Severe or profound hearing loss Deaf students can be taught in regular classes but the teacher will need to acquire some special skills. Deaf students need to be communicated with using a combination of clear speech and sign language, in addition to extensive use of written materials.

Speech Impairment

Children can have communication problems for a variety of reasons. In many cases, a communication problem is the result of another disability, such as intellectual disability, severe learning difficulties, physical disability (e.g., cerebral palsy, cleft lip or palate), deafness or moderate hearing loss, or an emotional or psychological disorder. In other cases, and for no obvious reason, children have difficulty learning, understanding or expressing language. There are three types of communication problems: expressive problems, problems with interacting and receptive problems.

Teaching Strategies

Children who have no speech at all, or whose speech is unintelligible, may need to use a sign language or pictorial communication system. Others may need a properly design speech therapy program. Where this is the case, teachers should seek assistance from their special education resource center. However, the vast majority of students with language problems do not require alternative communication systems or an extensive speech therapy program. Rather, they need teaching that is responsive to their individual needs.

Vision Impairment

Vision plays a vital role in school learning and it is essential that teachers understand the visual abilities of their students. Many students who have mild to moderate vision impairments are not identified as such, so teachers have an important role in detecting vision impairment.

As is the case with hearing impairment and some other disabilities, students with vision impairment can sometimes be mistaken for students with intellectual disability or learning difficulties, so when a teacher finds that a student is struggling at school, they should always check the student’s vision and hearing.

When vision impairment is not addressed at school, it can lead to learning difficulties and even behavioral problems, as the student misses important information, struggles to keep up with other students, loses confidence, and becomes frustrated.

Behavioral and Emotional Disorders

Behavior disorders are regarded as those behaviors that students sometimes exhibit that are inappropriate and unacceptable in the classroom or school. Sometimes, students exhibit inappropriate behavior because of emotional disorders but it is often impossible to determine whether or not a student’s behavior is actually caused by an emotional disorder.

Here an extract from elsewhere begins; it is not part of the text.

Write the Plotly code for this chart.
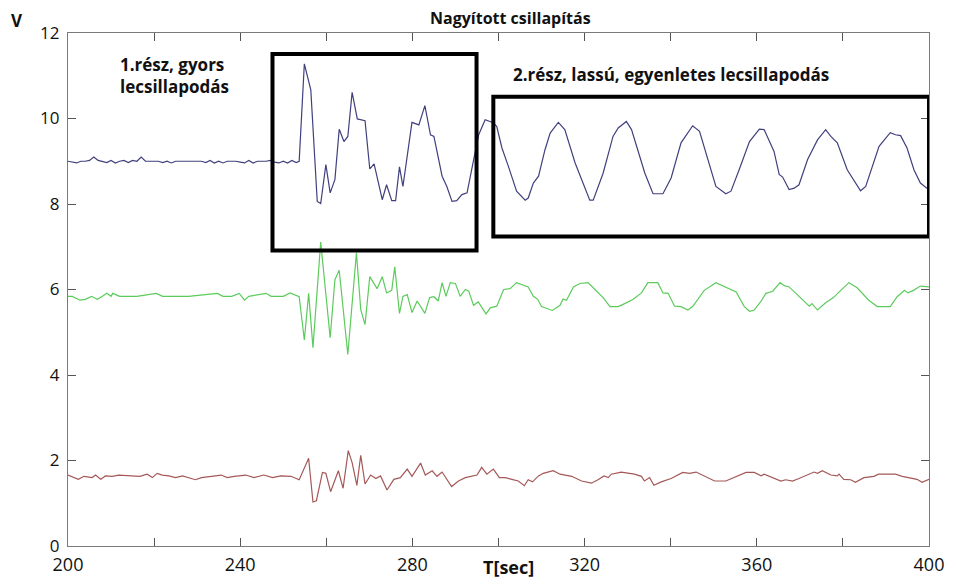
import plotly.graph_objects as go

# --- channel 1 (upper, blue) ---------------------------------------------
blue_t = [200, 201, 202, 203, 204, 205, 206, 207, 208, 209, 210, 211, 212, 213, 214, 215,
          216, 217, 218, 219, 220, 221, 222, 223, 224, 225, 226, 227, 228, 229, 230, 231,
          232, 233, 234, 235, 236, 237, 238, 239, 240, 241, 242, 243, 244, 245, 246, 247,
          248, 249, 250, 251, 252, 253, 253.7,
          254.9, 255.6, 256.4, 257.9, 258.7, 259.9, 260.9, 262.0, 263.0, 264.1, 265.0, 266.0,
          267.2, 269.0, 270.1, 271.1, 273.0, 274.0, 275.2, 276.1, 277.0, 277.8, 279.9, 281.5,
          282.9, 284.2, 285.0, 286.9, 288.0, 289.2, 290.3, 291.5, 292.7, 294.0, 295.4, 296.9,
          298.8, 299.6, 300.8, 302.3, 304.2, 306.2, 306.9, 308.1, 309.3, 310.8, 312.0, 313.9,
          315.4, 317.8, 321.2, 322.0, 324.3, 326.6, 327.8, 329.7, 330.9, 334.0, 335.9, 338.2,
          340.1, 342.4, 345.1, 346.7, 350.5, 352.8, 354.0, 355.9, 358.3, 360.6, 361.7, 364.0,
          365.2, 366.0, 367.5, 368.7, 369.8, 371.8, 374.1, 376.0, 377.2, 378.7, 381.0, 384.1,
          385.3, 388.4, 391.0, 392.2, 393.4, 394.9, 396.5, 398.0, 399.5, 400.0]
blue_v = [9.00, 8.98, 8.96, 9.00, 9.00, 9.02, 9.10, 9.02, 9.00, 8.97, 9.02, 8.96, 9.00, 9.02, 8.97, 9.02,
          9.00, 9.10, 9.00, 9.00, 9.00, 9.00, 8.97, 9.00, 8.96, 9.00, 9.00, 9.00, 9.00, 9.00, 9.00, 9.00,
          8.97, 9.02, 8.96, 9.00, 8.96, 9.00, 9.00, 9.00, 8.98, 8.96, 9.02, 8.96, 9.00, 9.00, 9.00, 9.02,
          8.98, 8.96, 9.00, 8.96, 9.02, 8.97, 9.00,
          11.28, 10.98, 10.67, 8.06, 8.01, 8.92, 8.26, 8.57, 9.75, 9.46, 9.58, 10.61,
          9.99, 9.95, 8.82, 8.94, 8.10, 8.45, 8.08, 8.08, 8.87, 8.41, 9.91, 9.85,
          10.30, 9.62, 9.58, 8.65, 8.41, 8.06, 8.08, 8.22, 8.26, 8.92, 9.62, 9.97,
          9.90, 9.81, 9.31, 8.88, 8.30, 8.09, 8.14, 8.49, 8.65, 9.27, 9.66, 9.91,
          9.74, 8.96, 8.09, 8.09, 8.72, 9.58, 9.78, 9.93, 9.74, 8.72, 8.24, 8.24,
          8.61, 9.43, 9.83, 9.70, 8.41, 8.24, 8.30, 8.80, 9.46, 9.75, 9.74, 9.23,
          8.69, 8.63, 8.34, 8.37, 8.45, 9.04, 9.50, 9.74, 9.58, 9.43, 8.80, 8.31,
          8.41, 9.35, 9.67, 9.62, 9.60, 9.31, 8.80, 8.49, 8.37, 8.36]

# --- channel 2 (middle, green) -------------------------------------------
green_t = [200, 201, 202.8, 204, 205.5, 206.8, 208, 209, 210, 210.4, 212, 216, 220.5, 222,
           228, 234.7, 236, 238, 239.8, 241, 242, 246, 247.2, 250, 251.6, 253.7,
           254.9, 255.9, 256.9, 258.7, 260.9, 262.0, 263.0, 265.0, 267.0, 268.0, 269.0, 270.1,
           271.8, 273.0, 274.0, 275.2, 275.9, 277.0, 277.8, 278.8, 279.9, 281.1, 282.9, 284.0,
           285.0, 286.0, 286.9, 287.8, 288.8, 290.0, 291.1, 292.3, 293.1, 294.2, 295.3, 297.1,
           298.1, 299.6, 301.2, 302.7, 304.2, 306.2, 306.9, 308.1, 309.1, 310.0, 312.5, 314.3,
           315.0, 315.8, 317.4, 318.9, 320.8, 322.0, 324.3, 325.9, 327.8, 329.3, 331.3, 333.2,
           334.7, 337.0, 338.2, 339.4, 340.9, 342.4, 344.0, 345.1, 347.8, 350.5, 352.8, 355.2,
           357.1, 358.3, 359.4, 361.0, 362.1, 363.7, 365.4, 366.4, 367.5, 369.1, 370.6, 372.2,
           372.8, 374.1, 376.0, 377.8, 379.5, 381.4, 383.3, 386.0, 388.0, 391.0, 392.6, 394.3,
           395.1, 396.4, 398.0, 399.5, 400.0]
green_v = [5.84, 5.84, 5.75, 5.77, 5.84, 5.77, 5.84, 5.91, 5.84, 5.91, 5.84, 5.84, 5.91, 5.84,
           5.84, 5.91, 5.84, 5.84, 5.91, 5.75, 5.84, 5.91, 5.84, 5.84, 5.92, 5.83,
           4.82, 5.91, 4.64, 7.11, 4.87, 6.23, 6.45, 4.48, 6.86, 5.53, 5.18, 6.30,
           6.02, 6.30, 5.92, 5.98, 6.53, 5.44, 5.84, 5.88, 5.46, 5.73, 5.44, 5.81,
           5.83, 5.73, 6.16, 5.84, 6.16, 6.14, 5.84, 6.00, 5.96, 5.63, 5.71, 5.43,
           5.57, 5.61, 6.00, 6.02, 6.16, 6.09, 6.06, 5.84, 5.77, 5.60, 5.51, 5.63,
           5.78, 5.75, 6.06, 6.14, 6.16, 6.04, 5.81, 5.60, 5.60, 5.67, 5.77, 5.92,
           6.16, 6.16, 5.92, 5.91, 5.61, 5.60, 5.52, 5.60, 5.98, 6.16, 6.06, 5.94,
           5.60, 5.49, 5.52, 5.73, 5.91, 5.96, 6.16, 6.09, 6.06, 5.91, 5.77, 5.61,
           5.67, 5.52, 5.69, 5.81, 5.98, 6.16, 6.04, 5.75, 5.60, 5.60, 5.83, 5.98,
           5.92, 5.98, 6.08, 6.06, 6.06]

# --- channel 3 (lower, red) ----------------------------------------------
red_t = [200, 202.4, 203.7, 205.6, 206.4, 207.6, 208.7, 210.3, 211.8, 216.7, 218.4, 219.6,
         220.7, 221.9, 223.4, 225.0, 226.6, 228.0, 229.6, 231.0, 234.0, 235.6, 237.0, 238.6,
         241.3, 243.2, 245.5, 247.5, 249.4, 251.8, 253.7,
         255.9, 256.9, 257.7, 259.1, 259.9, 261.0, 262.8, 263.9, 265.1, 266.0, 267.1, 268.0,
         269.0, 270.3, 271.5, 272.6, 274.1, 275.7, 277.2, 278.8, 279.9, 281.9, 283.0, 284.6,
         285.7, 286.9, 289.1, 290.7, 292.3, 295.0, 296.1, 297.3, 298.8, 300.2, 301.6, 303.1,
         304.6, 306.0, 306.9, 307.9, 309.3, 310.4, 312.7, 314.3, 317.0, 319.3, 321.6, 323.1,
         324.5, 325.5, 326.2, 328.5, 331.6, 333.2, 333.9, 335.1, 336.1, 337.8, 340.1, 342.8,
         344.4, 345.9, 347.8, 350.2, 352.8, 355.2, 357.5, 359.4, 361.0, 361.7, 363.7, 365.6,
         366.7, 368.3, 369.8, 372.1, 373.3, 374.1, 375.2, 377.2, 378.7, 379.1, 380.2, 381.8,
         382.9, 384.9, 387.2, 388.3, 392.2, 393.8, 395.7, 397.2, 398.4, 400.0]
red_v = [1.66, 1.56, 1.63, 1.60, 1.66, 1.56, 1.64, 1.63, 1.66, 1.63, 1.68, 1.60,
         1.70, 1.66, 1.64, 1.60, 1.64, 1.60, 1.55, 1.60, 1.63, 1.66, 1.60, 1.63,
         1.66, 1.60, 1.66, 1.60, 1.64, 1.63, 1.55,
         2.05, 1.03, 1.06, 1.72, 1.70, 1.27, 1.76, 1.35, 2.23, 1.95, 1.42, 2.12,
         1.45, 1.66, 1.58, 1.64, 1.31, 1.56, 1.60, 1.80, 1.63, 1.94, 1.66, 1.76,
         1.63, 1.73, 1.39, 1.52, 1.60, 1.66, 1.84, 1.68, 1.80, 1.60, 1.60, 1.56,
         1.52, 1.41, 1.55, 1.50, 1.64, 1.70, 1.76, 1.68, 1.63, 1.52, 1.47, 1.55,
         1.64, 1.60, 1.68, 1.73, 1.68, 1.63, 1.52, 1.60, 1.42, 1.50, 1.58, 1.72,
         1.70, 1.73, 1.63, 1.52, 1.52, 1.63, 1.72, 1.72, 1.64, 1.68, 1.60, 1.52,
         1.55, 1.52, 1.58, 1.68, 1.73, 1.70, 1.76, 1.66, 1.64, 1.68, 1.56, 1.55,
         1.49, 1.60, 1.63, 1.68, 1.68, 1.63, 1.60, 1.56, 1.49, 1.56]

# axis ticks
x_ticks = [200, 220, 240, 260, 280, 300, 320, 340, 360, 380, 400]
x_labels = ["200", "", "240", "", "280", "", "320", "", "360", "", "400"]
y_ticks = [0, 2, 4, 6, 8, 10, 12]

# highlighted sections: (t0, t1, v0, v1)
section_fast = (247.5, 294.9, 6.91, 11.51)
section_slow = (298.8, 400.0, 7.24, 10.51)

FONT = "Open Sans"

fig = go.Figure()
fig.add_trace(go.Scatter(x=blue_t, y=blue_v, mode="lines",
                         line=dict(color="#40407e", width=1.2), showlegend=False))
fig.add_trace(go.Scatter(x=green_t, y=green_v, mode="lines",
                         line=dict(color="#5ccb5c", width=1.2), showlegend=False))
fig.add_trace(go.Scatter(x=red_t, y=red_v, mode="lines",
                         line=dict(color="#a55858", width=1.2), showlegend=False))

for t0, t1, v0, v1 in (section_fast, section_slow):
    fig.add_shape(type="rect", xref="x", yref="y", x0=t0, x1=t1, y0=v0, y1=v1,
                  line=dict(color="black", width=4), fillcolor="rgba(0,0,0,0)", layer="above")

bold = dict(family=FONT, size=17, color="#111111", weight="bold")

fig.add_annotation(text="1.rész, gyors<br>lecsillapodás", x=211.6, y=11.0, xref="x", yref="y",
                   xanchor="left", yanchor="middle", align="left", showarrow=False, font=bold)
fig.add_annotation(text="2.rész, lassú, egyenletes lecsillapodás", x=303.0, y=11.02,
                   xref="x", yref="y", xanchor="left", yanchor="middle", showarrow=False, font=bold)
fig.add_annotation(text="Nagyított csillapítás", x=0.514, y=1, xref="paper", yref="paper",
                   xanchor="center", yanchor="middle", yshift=15, showarrow=False,
                   font=dict(family=FONT, size=16, color="#111111", weight="bold"))
fig.add_annotation(text="V", x=-0.059, y=1, xref="paper", yref="paper",
                   xanchor="center", yanchor="middle", yshift=13, showarrow=False,
                   font=dict(family=FONT, size=17, color="#111111", weight="bold"))
fig.add_annotation(text="T[sec]", x=302.3, y=0, xref="x", yref="paper",
                   xanchor="center", yanchor="top", yshift=-7, showarrow=False,
                   font=dict(family=FONT, size=18, color="#111111", weight="bold"))

axis_common = dict(showgrid=False, zeroline=False, showline=True, linecolor="#7a7a7a",
                   linewidth=1.3, mirror="ticks", ticks="inside", ticklen=8,
                   tickcolor="#555555", tickwidth=1.2)

fig.update_layout(
    width=956, height=588,
    margin=dict(l=68, r=24, t=33, b=41),
    paper_bgcolor="white", plot_bgcolor="white",
    xaxis=dict(range=[200, 400], tickvals=x_ticks, ticktext=x_labels, ticklabelstandoff=2,
               tickfont=dict(family=FONT, size=18, color="#111111"), **axis_common),
    yaxis=dict(range=[0, 12], tickvals=y_ticks, ticklabelstandoff=4,
               tickfont=dict(family=FONT, size=17, color="#111111"), **axis_common),
)

fig.write_html("out.html")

For practical reasons, behavioral and emotional disorders can be grouped as one area of special needs. Most students exhibit inappropriate behavior at some time but students regarded as having behavior disorders perform inappropriate behavior more often and usually with greater intensity.

The behavioral disorders that usually concern teachers most are those that affect their teaching and other students, such as classroom disturbances, aggressive teasing or bullying, continual talking and calling out, taking or interfering with other students’ property, inability to work independently or cooperatively, and refusal to comply with the teacher’s instructions.

Teaching Strategies

Students with behavior and emotional disorders have often been excluded from schools in the past.  It is also the case that students who are excluded from school because of unacceptable behavior are more likely to develop more serious behavioral problems away from school. If these students’ needs can be met at school instead, all members of society benefit.

It can be difficult for teachers, other students, other parents, and other community members to accept that students with behavior disorders should receive special assistance. People often regard these students as not deserving anything except punishment.

However, it is the responsibility of teachers to change and modify behavior; after all, education is really a process of changing behavior and appropriate social behavior should really be regarded as just another set of skills to be learned.

In Conclusion

Information and resources to serve the unique needs of persons with disabilities so that each person will meet or exceed high standards of achievement in academic and nonacademic skills.